Collation, en termes de Palais, signifie la représentation & confrontation d’une copie à son original, pour voir si elle est conforme, & l’acte qui en rend témoignage, que donne la personne publique qui a pouvoir de le faire. Collatio exscriptorum cum archetypis. Ainsi on met au bas d’une copie, collation a été faite de cette copie à son original, par moi Notaire soussigné ; ce fait, rendu. Quand le Notaire déclare qu’il a en la minute entre les mains, la collation vaut un original, pourvû que toutes les parties intéressées aient été appelées à la collation.

Collation est aussi le repas qu’on fait les jours de jeûne, au lieu de souper, & où l’on ne doit manger que des fruits. Cænula. Le P. Lobineau remarque, dans son Hist. de Bret. L. XXII, p. 847, qu’autrefois on ne mangeoit point de pain à la collation en Carême ; mais seulement quelques confitures & des fruits desséchés, & que cette coutume duroit encore en 1513. Le Cardinal Humbert, dans sa réponse à Nicetas, au milieu du onzième siècle, dit que les Latins observoient exactement le jeûne du Carême, & ne souffroient pas que personne le rompît, s’il n’étoit grièvement malade. Il ajoute qu’il n’étoit pas même permis, comme chez les Grecs, de prendre des fruits & des herbes les jours de jeûne après le repas unique que l’on faisoit ; ce qui montre que les collations ont commencé chez les Grecs vers le onzième siècle.

Collation est encore le repas qu’on fait entre le dîner et le souper, que les enfans appellent goûter, Merenda, ou un petit repas qu’on fait en passant à la hâte. Voulez-vous faire une petite collation ? En Languedoc & en Poitou, collation signifie le déjeûner.

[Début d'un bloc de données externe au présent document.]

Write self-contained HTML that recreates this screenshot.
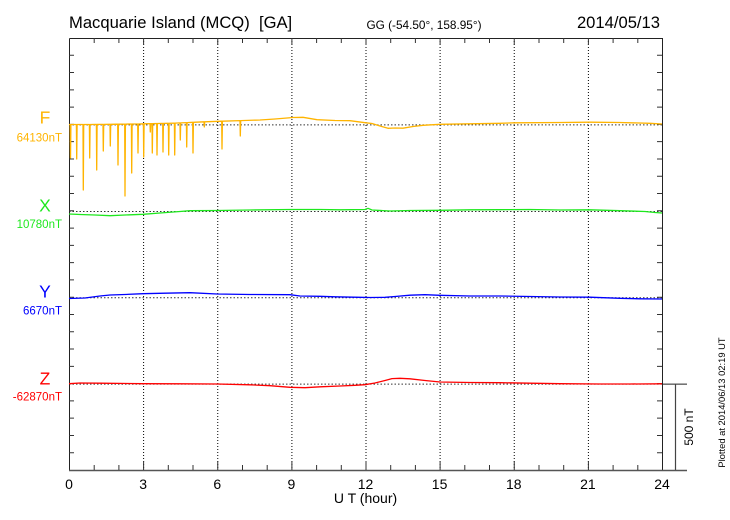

Collation est pareillement un ample repas qu’on fait au milieu de l’après-dinée ou la nuit. Il y aura chez le Roi bal, ballet, & collation ; lautæ epulæ. On a servi une collation où il y avoit de la viande & des fruits, qu’on appelle autrement un ambigu. La nuit on l’appelle à la ville réveillon, à la Cour un médianoche.

Remarquez que quand ce mot est employé dans la signification d’un léger repas, on ne prononce les deux ll que comme une seule.

Ce mot vient de collatio, dont les Latins ont usé en cette signification, en parlant des sobres repas ecclésiastiques faits aux jours de jeûne, à l’issue des conférences qu’on faisoit dans les Monastères après Vêpres, avec des harangues à l’honneur du Saint dont on solemnisoit la Fête. Pasquier. Par la même raison du Cange le dérive de collocutio, ou conférence : car on prétend qu’originairement la collation n’étoit qu’une conférence de piété qui se faisoit dans les Monastères : dans la suite on introduisit la coutume de faire apporter quelques rafraichissemens ; & par l’excès où l’on porta ces sobres repas, le nom de l’abus est demeuré, & celui de la chose même s’est perdu. Ce mot s’est depuis étendu à tous les autres repas qu’on fait depuis dîner.

Collation lustrale. Impôt qui se levoit dans l’Empire Romain sur les marchandises. Collatio lustralis. Gratien exempta les Clercs marchands de la Collation lustrale. Fleury. On dit aussi, contribution lustrale.